#### [Written instruction]
Begin with the first line below and retype each line exactly through the line containing "import matplotlib.pyplot as plt". Any pictures are to be left out.

----

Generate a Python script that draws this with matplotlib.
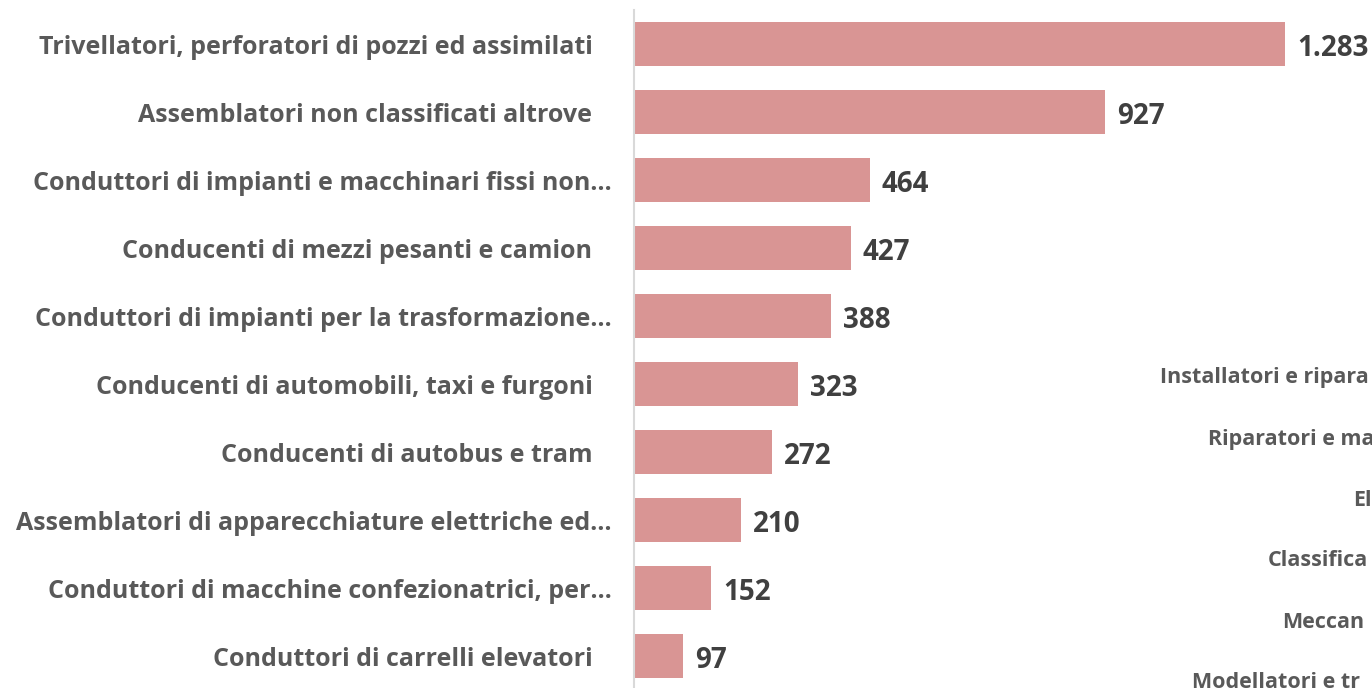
import matplotlib.pyplot as plt

# Occupations (top to bottom) and counts
categories = [
    "Trivellatori, perforatori di pozzi ed assimilati   ",
    "Assemblatori non classificati altrove   ",
    "Conduttori di impianti e macchinari fissi non…",
    "Conducenti di mezzi pesanti e camion   ",
    "Conduttori di impianti per la trasformazione…",
    "Conducenti di automobili, taxi e furgoni   ",
    "Conducenti di autobus e tram   ",
    "Assemblatori di apparecchiature elettriche ed…",
    "Conduttori di macchine confezionatrici, per…",
    "Conduttori di carrelli elevatori   ",
]
values = [1283, 927, 464, 427, 388, 323, 272, 210, 152, 97]

# labels of the neighbouring chart, cut off at the right edge
side_labels = ["Installatori e ripara", "Riparatori e ma", "El",
               "Classifica", "Meccan", "Modellatori e tr"]

plt.rcParams['font.family'] = ['Open Sans', 'DejaVu Sans']
plt.rcParams['font.weight'] = 'bold'

fig = plt.figure(figsize=(13.72, 6.88), dpi=100)
ax = fig.add_axes([634 / 1372, -2 / 688, 1 - 634 / 1372, 680 / 688])

ypos = list(range(len(values)))
ax.barh(ypos, values, height=0.66, color='#D99594')
ax.set_ylim(len(values) - 0.5, -0.5)
ax.set_xlim(0, 1454)

for y, v in zip(ypos, values):
    txt = f"{v:,}".replace(",", ".")
    ax.text(v + 24, y + 0.06, txt, va='center', ha='left', fontsize=20,
            color='#404040', fontweight='bold')

ax.set_yticks(ypos)
ax.set_yticklabels(categories, fontsize=18, color='#595959', fontweight='bold')
ax.tick_params(axis='y', length=0, pad=16)
ax.set_xticks([])
for s in ['top', 'right', 'bottom']:
    ax.spines[s].set_visible(False)
ax.spines['left'].set_color('#D9D9D9')
ax.spines['left'].set_linewidth(1.5)

side_x = [1160, 1208, 1353, 1268, 1282, 1192]
for i, (lab, sx) in enumerate(zip(side_labels, side_x)):
    fig.text(sx / 1372, 1 - (378 + 61 * i) / 688, lab, ha='left', va='center',
             fontsize=15.5, color='#595959', fontweight='bold')

fig.savefig('out.png', dpi=100)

----

#### [Exercise solution]
Generate a Python script that draws this with matplotlib.
import matplotlib.pyplot as plt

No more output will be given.